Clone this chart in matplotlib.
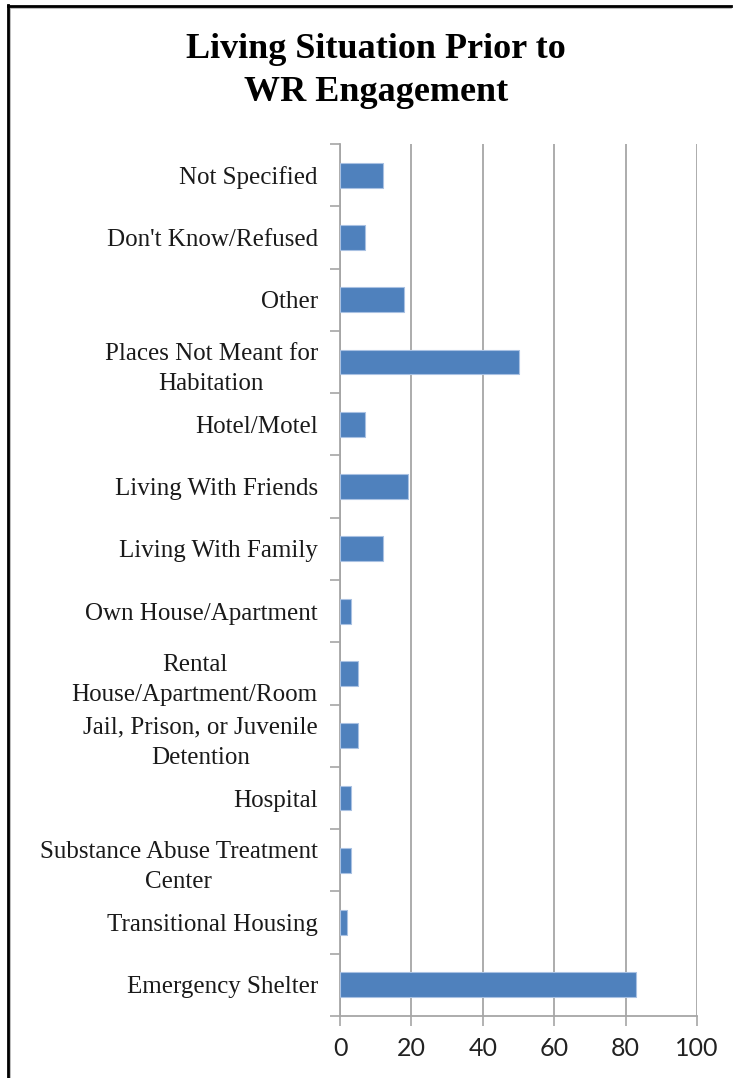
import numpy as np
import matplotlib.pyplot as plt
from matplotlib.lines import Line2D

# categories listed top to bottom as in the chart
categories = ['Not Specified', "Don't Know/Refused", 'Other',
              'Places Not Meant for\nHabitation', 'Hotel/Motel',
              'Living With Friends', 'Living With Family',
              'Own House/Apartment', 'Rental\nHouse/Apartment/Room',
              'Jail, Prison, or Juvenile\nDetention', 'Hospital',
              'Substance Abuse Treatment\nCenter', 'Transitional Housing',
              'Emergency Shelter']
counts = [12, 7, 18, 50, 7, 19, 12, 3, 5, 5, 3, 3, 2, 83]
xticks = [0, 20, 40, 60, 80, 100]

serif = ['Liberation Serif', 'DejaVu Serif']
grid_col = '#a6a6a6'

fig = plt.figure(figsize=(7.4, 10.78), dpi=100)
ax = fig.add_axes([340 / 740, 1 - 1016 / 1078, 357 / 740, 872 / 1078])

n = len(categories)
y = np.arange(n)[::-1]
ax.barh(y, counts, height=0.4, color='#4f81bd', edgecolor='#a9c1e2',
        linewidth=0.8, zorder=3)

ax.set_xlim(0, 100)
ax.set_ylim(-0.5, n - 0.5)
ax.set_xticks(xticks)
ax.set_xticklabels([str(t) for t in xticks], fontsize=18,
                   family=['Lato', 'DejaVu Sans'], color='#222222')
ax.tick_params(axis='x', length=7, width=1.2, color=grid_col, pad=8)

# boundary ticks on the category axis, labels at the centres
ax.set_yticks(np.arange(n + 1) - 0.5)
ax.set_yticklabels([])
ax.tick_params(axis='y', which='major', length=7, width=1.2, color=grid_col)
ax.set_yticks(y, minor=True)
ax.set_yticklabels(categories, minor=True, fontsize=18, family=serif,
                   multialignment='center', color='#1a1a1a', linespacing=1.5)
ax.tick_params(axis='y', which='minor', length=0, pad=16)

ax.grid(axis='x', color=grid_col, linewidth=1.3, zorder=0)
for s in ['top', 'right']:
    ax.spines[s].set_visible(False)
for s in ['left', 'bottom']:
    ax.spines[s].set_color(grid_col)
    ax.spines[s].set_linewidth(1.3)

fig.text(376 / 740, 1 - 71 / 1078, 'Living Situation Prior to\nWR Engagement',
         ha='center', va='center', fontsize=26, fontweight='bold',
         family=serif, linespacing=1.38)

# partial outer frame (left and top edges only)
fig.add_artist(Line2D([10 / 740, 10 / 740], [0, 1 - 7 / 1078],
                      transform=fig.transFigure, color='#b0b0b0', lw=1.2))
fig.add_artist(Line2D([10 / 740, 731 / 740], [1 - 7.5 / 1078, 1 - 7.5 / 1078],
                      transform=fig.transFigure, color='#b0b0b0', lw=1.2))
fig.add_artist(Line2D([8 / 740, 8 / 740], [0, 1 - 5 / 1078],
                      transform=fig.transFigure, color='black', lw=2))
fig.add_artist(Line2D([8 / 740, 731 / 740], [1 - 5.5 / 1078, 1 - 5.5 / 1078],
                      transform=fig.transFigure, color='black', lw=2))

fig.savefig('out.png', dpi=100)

■ ■ ■ ■ ■

> _DIRECTIONS_:
All of the material above needs to be restated exactly, with no pictures.

> _FULL SOLUTION_:
Clone this chart in matplotlib.
import numpy as np
import matplotlib.pyplot as plt
from matplotlib.lines import Line2D

# categories listed top to bottom as in the chart
categories = ['Not Specified', "Don't Know/Refused", 'Other',
              'Places Not Meant for\nHabitation', 'Hotel/Motel',
              'Living With Friends', 'Living With Family',
              'Own House/Apartment', 'Rental\nHouse/Apartment/Room',
              'Jail, Prison, or Juvenile\nDetention', 'Hospital',
              'Substance Abuse Treatment\nCenter', 'Transitional Housing',
              'Emergency Shelter']
counts = [12, 7, 18, 50, 7, 19, 12, 3, 5, 5, 3, 3, 2, 83]
xticks = [0, 20, 40, 60, 80, 100]

serif = ['Liberation Serif', 'DejaVu Serif']
grid_col = '#a6a6a6'

fig = plt.figure(figsize=(7.4, 10.78), dpi=100)
ax = fig.add_axes([340 / 740, 1 - 1016 / 1078, 357 / 740, 872 / 1078])

n = len(categories)
y = np.arange(n)[::-1]
ax.barh(y, counts, height=0.4, color='#4f81bd', edgecolor='#a9c1e2',
        linewidth=0.8, zorder=3)

ax.set_xlim(0, 100)
ax.set_ylim(-0.5, n - 0.5)
ax.set_xticks(xticks)
ax.set_xticklabels([str(t) for t in xticks], fontsize=18,
                   family=['Lato', 'DejaVu Sans'], color='#222222')
ax.tick_params(axis='x', length=7, width=1.2, color=grid_col, pad=8)

# boundary ticks on the category axis, labels at the centres
ax.set_yticks(np.arange(n + 1) - 0.5)
ax.set_yticklabels([])
ax.tick_params(axis='y', which='major', length=7, width=1.2, color=grid_col)
ax.set_yticks(y, minor=True)
ax.set_yticklabels(categories, minor=True, fontsize=18, family=serif,
                   multialignment='center', color='#1a1a1a', linespacing=1.5)
ax.tick_params(axis='y', which='minor', length=0, pad=16)

ax.grid(axis='x', color=grid_col, linewidth=1.3, zorder=0)
for s in ['top', 'right']:
    ax.spines[s].set_visible(False)
for s in ['left', 'bottom']:
    ax.spines[s].set_color(grid_col)
    ax.spines[s].set_linewidth(1.3)

fig.text(376 / 740, 1 - 71 / 1078, 'Living Situation Prior to\nWR Engagement',
         ha='center', va='center', fontsize=26, fontweight='bold',
         family=serif, linespacing=1.38)

# partial outer frame (left and top edges only)
fig.add_artist(Line2D([10 / 740, 10 / 740], [0, 1 - 7 / 1078],
                      transform=fig.transFigure, color='#b0b0b0', lw=1.2))
fig.add_artist(Line2D([10 / 740, 731 / 740], [1 - 7.5 / 1078, 1 - 7.5 / 1078],
                      transform=fig.transFigure, color='#b0b0b0', lw=1.2))
fig.add_artist(Line2D([8 / 740, 8 / 740], [0, 1 - 5 / 1078],
                      transform=fig.transFigure, color='black', lw=2))
fig.add_artist(Line2D([8 / 740, 731 / 740], [1 - 5.5 / 1078, 1 - 5.5 / 1078],
                      transform=fig.transFigure, color='black', lw=2))

fig.savefig('out.png', dpi=100)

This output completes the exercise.